Charts and diagrams as code
——

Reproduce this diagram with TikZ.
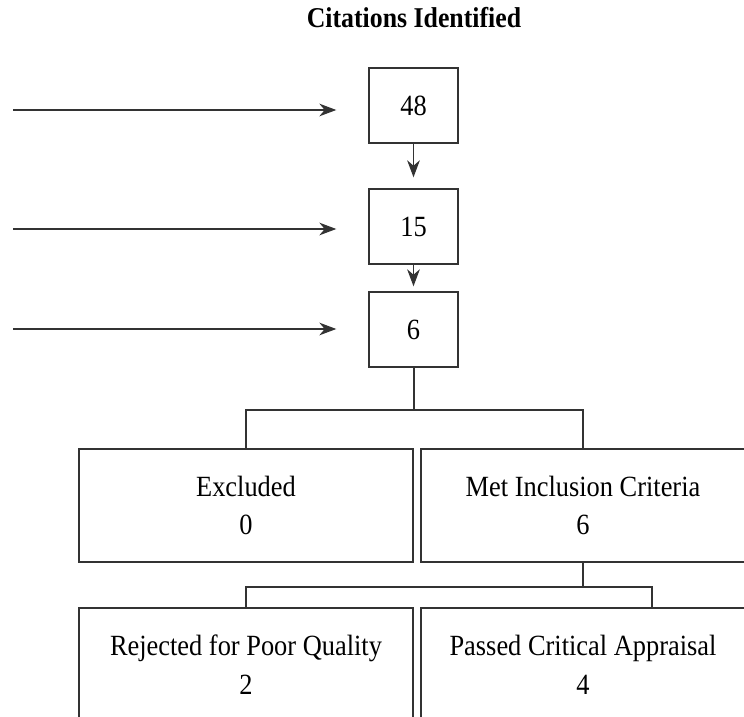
\documentclass[tikz,border=0pt]{standalone}
\usepackage{fontspec}
\setmainfont[FakeStretch = 0.9]{Liberation Serif}
\usetikzlibrary{arrows.meta}

\begin{document}
\begin{tikzpicture}[x = 0.75pt, y = -0.75pt, font = \fontsize{22}{29}\selectfont]
	\tikzstyle{lineStyle} = [draw = black!80, line width = 1pt]
	\tikzstyle{countStyle} = [lineStyle, shape = rectangle, minimum width = 66.75pt, minimum height = 56.25pt, inner sep = 0pt]
	\tikzstyle{leftStyle} = [lineStyle, shape = rectangle, minimum width = 250.5pt, minimum height = 84.75pt, inner sep = 0pt, align = center]
	\tikzstyle{rightStyle} = [leftStyle, minimum width = 243pt]
	\tikzstyle{feedStyle} = [lineStyle, -{Stealth[length = 12.75pt, width = 9.5pt, inset = 4pt]}]
	\clip (0, 0) rectangle (744, 717);
	\node[font = \fontsize{21.5}{24}\selectfont\bfseries, anchor = base] (title) at (414, 28) {Citations Identified};
	\node[countStyle] (box48) at (413.5, 105.5) {48};
	\node[countStyle] (box15) at (413.5, 226.5) {15};
	\node[countStyle] (box6) at (413.5, 329.5) {6};
	\node[leftStyle] (excl) at (246, 505.5) {Excluded\\0};
	\node[rightStyle] (met) at (583, 505.5) {Met Inclusion Criteria\\6};
	\node[leftStyle] (rej) at (246, 664.5) {Rejected for Poor Quality\\2};
	\node[rightStyle] (pass) at (583, 664.5) {Passed Critical Appraisal\\4};
	\coordinate (in48) at (13, 110);
	\coordinate (in15) at (13, 229);
	\coordinate (in6) at (13, 329);
	\coordinate (split1) at (413.5, 410);
	\coordinate (split2) at (583, 587);
	\coordinate (passin) at (652, 608);
	% inputs from the left
	\draw[feedStyle, shorten > = 24pt] (in48) -- (in48 -| box48.west);
	\draw[feedStyle, shorten > = 24pt] (in15) -- (in15 -| box15.west);
	\draw[feedStyle, shorten > = 24pt] (in6) -- (in6 -| box6.west);
	% main column
	\draw[feedStyle, shorten > = 8.25pt] (box48) -- (box15);
	\draw[feedStyle, shorten > = 3.75pt] (box15) -- (box6);
	% splits
	\draw[lineStyle, line width = 1.5pt] (box6) -- (split1);
	\draw[lineStyle] (excl.north) |- (split1) -| (met.north);
	\draw[lineStyle] (met) -- (split2);
	\draw[lineStyle] (rej.north) |- (split2) -| (passin);
\end{tikzpicture}
\end{document}
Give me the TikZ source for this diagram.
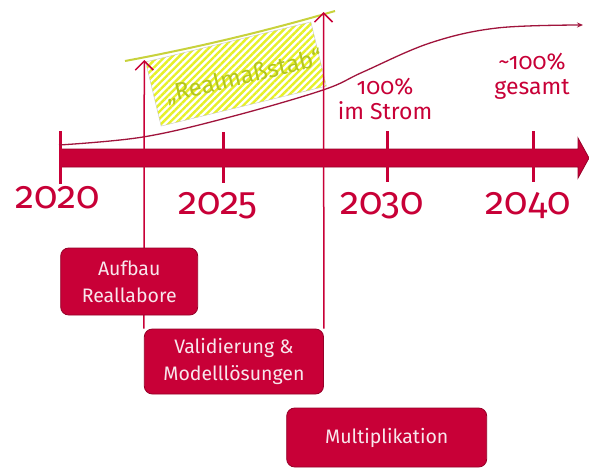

——

= WRITTEN INSTRUCTION =
Each line containing the word "this" counts once; report the total alone.

= EXERCISE ANSWER =
2